Binnaz Toprak Expresses Appreciation for 2012 Distinguished Alumni Medal
It was in 1962, fifty years ago, that I came to this city as an undergraduate student from Istanbul.
And it was back in Istanbul, on 9/11, while I was—by a traumatic coincidence—lecturing to a group of American students spending their semester abroad, that I learned about the Trade Center tragedy.
It was then that I knew I am a New Yorker. This is my city, I thought, and fanatics are trying to destroy its most unusual tolerant and liberal spirit.
And New York responded to it as I expected—by refusing to participate in the Islamophobia that was on the rise in the rest of America.
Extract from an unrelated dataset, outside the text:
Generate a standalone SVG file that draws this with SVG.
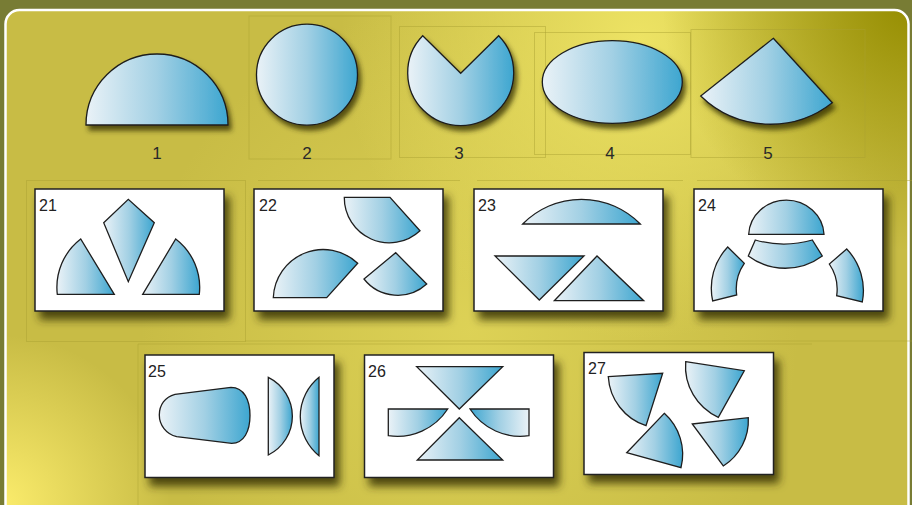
<svg xmlns="http://www.w3.org/2000/svg" width="912" height="505" viewBox="0 0 912 505">
<defs>
  <linearGradient id="g" x1="0" y1="0" x2="1" y2="0">
    <stop offset="0" stop-color="#eaf2f7"/>
    <stop offset="0.5" stop-color="#a2d0e4"/>
    <stop offset="1" stop-color="#3da6d0"/>
  </linearGradient>
  <linearGradient id="gr" x1="1" y1="0" x2="0" y2="0">
    <stop offset="0" stop-color="#eaf2f7"/>
    <stop offset="0.5" stop-color="#a2d0e4"/>
    <stop offset="1" stop-color="#3da6d0"/>
  </linearGradient>
  <radialGradient id="hl1" cx="640" cy="40" r="300" gradientUnits="userSpaceOnUse">
    <stop offset="0" stop-color="#ede364"/>
    <stop offset="1" stop-color="#ede364" stop-opacity="0"/>
  </radialGradient>
  <radialGradient id="hl2" cx="912" cy="0" r="250" gradientUnits="userSpaceOnUse">
    <stop offset="0" stop-color="#958d00"/>
    <stop offset="1" stop-color="#958d00" stop-opacity="0"/>
  </radialGradient>
  <radialGradient id="hl3" cx="0" cy="505" r="170" gradientUnits="userSpaceOnUse">
    <stop offset="0" stop-color="#fbec6c"/>
    <stop offset="1" stop-color="#fbec6c" stop-opacity="0"/>
  </radialGradient>
  <radialGradient id="hl4" cx="470" cy="330" r="330" gradientUnits="userSpaceOnUse">
    <stop offset="0" stop-color="#e2d75a" stop-opacity="0.8"/>
    <stop offset="1" stop-color="#e2d75a" stop-opacity="0"/>
  </radialGradient>
  <filter id="sh" x="-20%" y="-20%" width="150%" height="160%">
    <feGaussianBlur in="SourceAlpha" stdDeviation="2.8"/>
    <feOffset dx="3" dy="5" result="b"/>
    <feFlood flood-color="#2e2a00" flood-opacity="0.75"/>
    <feComposite in2="b" operator="in"/>
    <feMerge><feMergeNode/><feMergeNode in="SourceGraphic"/></feMerge>
  </filter>
  <filter id="psh" x="-10%" y="-10%" width="125%" height="135%">
    <feGaussianBlur in="SourceAlpha" stdDeviation="4"/>
    <feOffset dx="5" dy="8" result="b"/>
    <feFlood flood-color="#2e2a00" flood-opacity="0.8"/>
    <feComposite in2="b" operator="in"/>
    <feMerge><feMergeNode/><feMergeNode in="SourceGraphic"/></feMerge>
  </filter>
</defs>
<style>
  .s { fill: url(#g); stroke: #1e1e1e; stroke-width: 1.3; stroke-linejoin: miter; }
  .sr { fill: url(#gr); }
  .p { fill: #ffffff; stroke: #222222; stroke-width: 1.5; }
  .n { font-family: "Liberation Sans", Arial, sans-serif; font-size: 17px; fill: #2a2a2a; text-anchor: middle; }
  .pl { font-family: "Liberation Sans", Arial, sans-serif; font-size: 16px; fill: #222222; }
  .f { fill: none; stroke: #a8a030; stroke-opacity: 0.45; stroke-width: 1; }
</style>
<rect x="0" y="0" width="912" height="505" fill="#787c34"/>
<g id="background">
  <rect x="5.5" y="10" width="903" height="520" rx="14" fill="#c8bc45"/>
  <rect x="5.5" y="10" width="903" height="520" rx="14" fill="url(#hl4)"/>
  <rect x="5.5" y="10" width="903" height="520" rx="14" fill="url(#hl1)"/>
  <rect x="5.5" y="10" width="903" height="520" rx="14" fill="url(#hl2)"/>
  <rect x="5.5" y="10" width="903" height="520" rx="14" fill="url(#hl3)"/>
  <rect x="5.5" y="10" width="903" height="520" rx="14" fill="none" stroke="#ffffff" stroke-width="2.5"/>
  <rect class="f" x="249" y="16" width="142" height="143"/>
  <rect class="f" x="399.5" y="26.5" width="146" height="131"/>
  <rect class="f" x="534.5" y="32.5" width="156" height="122"/>
  <rect class="f" x="691" y="29.5" width="174" height="128"/>
  <rect class="f" x="26.5" y="180.5" width="219" height="161"/>
  <line class="f" x1="258" y1="180.5" x2="460" y2="180.5"/>
  <line class="f" x1="477" y1="180.5" x2="683" y2="180.5"/>
  <line class="f" x1="697" y1="180.5" x2="912" y2="180.5"/>
  <line class="f" x1="245" y1="341" x2="912" y2="341"/>
  <line class="f" x1="138" y1="344" x2="138" y2="505"/>
  <line class="f" x1="138" y1="344" x2="812" y2="344"/>
</g>

<g id="shape1" filter="url(#sh)"><path class="s" d="M86,125 A71,71 0 0 1 228,125 Z"/></g>
<g id="shape2" filter="url(#sh)"><circle class="s" cx="307" cy="74.7" r="50.5"/></g>
<g id="shape3" filter="url(#sh)"><path class="s" d="M422.7,35.7 L460.7,73.3 L498.7,35.7 A53,53 0 1 1 422.7,35.7 Z"/></g>
<g id="shape4" filter="url(#sh)"><ellipse class="s" cx="612.3" cy="82" rx="70" ry="41.3"/></g>
<g id="shape5" filter="url(#sh)"><path class="s" d="M773.3,38.3 L832.3,102.7 A100,100 0 0 1 700.7,96 Z"/></g>

<g id="labels">
  <text class="n" x="157" y="159">1</text>
  <text class="n" x="307" y="159">2</text>
  <text class="n" x="459" y="159">3</text>
  <text class="n" x="610" y="159">4</text>
  <text class="n" x="768" y="159">5</text>
</g>

<g id="panel21">
  <rect class="p" x="35" y="189" width="189" height="122" filter="url(#psh)"/>
  <text class="pl" x="39" y="211">21</text>
  <path class="s" d="M114.3,294.3 L80.7,239 A61,61 0 0 0 57.3,294.3 Z"/>
  <path class="s" d="M103.7,222.7 L128.3,199.3 L154.3,222.7 L128.3,281.7 Z"/>
  <path class="s" d="M142.7,294.3 L175.7,239 A61,61 0 0 1 199.3,294.3 Z"/>
</g>
<g id="panel22">
  <rect class="p" x="254" y="189" width="189" height="122" filter="url(#psh)"/>
  <text class="pl" x="259" y="211">22</text>
  <path class="s" d="M344.3,197.3 L390,197.3 L420,230.7 A45,45 0 0 1 344.3,197.3 Z"/>
  <path class="s" d="M273.3,297.7 L326.7,297.7 L357.7,263.3 A50,50 0 0 0 273.3,297.7 Z"/>
  <path class="s" d="M364,279 L395.7,252.7 L426.7,284 A43,43 0 0 1 364,279 Z"/>
</g>
<g id="panel23">
  <rect class="p" x="474" y="189" width="189" height="122" filter="url(#psh)"/>
  <text class="pl" x="478" y="211">23</text>
  <path class="s" d="M522.7,224 A82.3,82.3 0 0 1 640.3,224 Z"/>
  <path class="s" d="M495,256 L584,256 L539.3,300 Z"/>
  <path class="s" d="M554.3,300.7 L597,256 L643.7,300.7 Z"/>
</g>
<g id="panel24">
  <rect class="p" x="694" y="189" width="189" height="122" filter="url(#psh)"/>
  <text class="pl" x="698" y="211">24</text>
  <path class="s" d="M748.7,234.3 A37.7,36 0 0 1 824,234.3 Z"/>
  <path class="s" d="M755.3,240 A103,103 0 0 0 812.3,240 L822.3,256 A62,62 0 0 1 748.3,256 Z"/>
  <path class="s" d="M727.7,247 L744.3,263.3 A45,45 0 0 0 736.7,295 L712.7,301 A60,60 0 0 1 727.7,247 Z"/>
  <path class="s" d="M846.7,249 L829.3,264 A45,45 0 0 1 836.7,295.7 L862.3,302 A60,60 0 0 0 846.7,249 Z"/>
</g>
<g id="panel25">
  <rect class="p" x="145" y="355" width="189" height="122.5" filter="url(#psh)"/>
  <text class="pl" x="148" y="377">25</text>
  <path class="s" d="M175,394.3 L231,387.3 C244,387.3 250,400 250,415.5 C250,431 244,443.3 231.7,443.3 L176.7,436.7 C166,434 159.3,425 159.3,415 C159.3,405 165,397 175,394.3 Z"/>
  <path class="s" d="M268.3,377.3 A43.4,43.4 0 0 1 268.3,455 Z"/>
  <path class="s" d="M319,377.3 A50.4,50.4 0 0 0 319,455.7 Z"/>
</g>
<g id="panel26">
  <rect class="p" x="364.5" y="355" width="189" height="122.5" filter="url(#psh)"/>
  <text class="pl" x="368" y="377">26</text>
  <path class="s" d="M416.7,366.7 L502.7,366.7 L459.3,409 Z"/>
  <path class="s" d="M459.3,417.7 L502.7,460 L417.3,460 Z"/>
  <path class="s" d="M388.3,409 L447.7,409 A60,60 0 0 1 388.3,435.7 Z"/>
  <path class="s sr" d="M529,409 L470,409 A60,60 0 0 0 529,435.7 Z"/>
</g>
<g id="panel27">
  <rect class="p" x="584" y="352.5" width="189.5" height="122" filter="url(#psh)"/>
  <text class="pl" x="588" y="374">27</text>
  <path class="s" d="M608.3,376.7 L662.7,373.3 L646,425.7 A55,55 0 0 1 608.3,376.7 Z"/>
  <path class="s" d="M685.7,361.7 L744.3,370.7 L718.3,417.3 A56,56 0 0 1 685.7,361.7 Z"/>
  <path class="s" d="M626.7,452.7 L664.3,413.3 A55,55 0 0 1 681,467.7 Z"/>
  <path class="s" d="M692.3,424 L748.3,417.7 A54,54 0 0 1 723.3,466 Z"/>
</g>
<g id="connectors"/>
</svg>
Although New York has changed quite a bit over these fifty years, its most characteristic trait remains: New Yorkers live on the fast track. No other city in the world—and I have seen many—spurts out this kind of dynamism and energy.
However, my ode to New York also has an implicitly critical tone to it. Living in New York can be tiresome and lonely. The city can grind the individual in its various gigantic gears. You need an anchor, a place where you belong, and where you can rest from the noise of the crowd.
The Graduate Center—which, back then, was on 42nd Street right across from the Public Library—was such an anchor for me. Here was an urban university—in the biggest metropolis of the world—that managed to give the feeling of a campus in a single building:
Cozy, friendly, caring; where students and faculty were close to each other—and learned from each other—where fun, friendship, and scholarship went hand in hand. I always felt privileged and lucky to have studied here.
It’s a great honor for me to receive this award from my own university, in my second hometown.
I sincerely thank President Kelly and the Grad Center community for one of the most exciting moments of my life.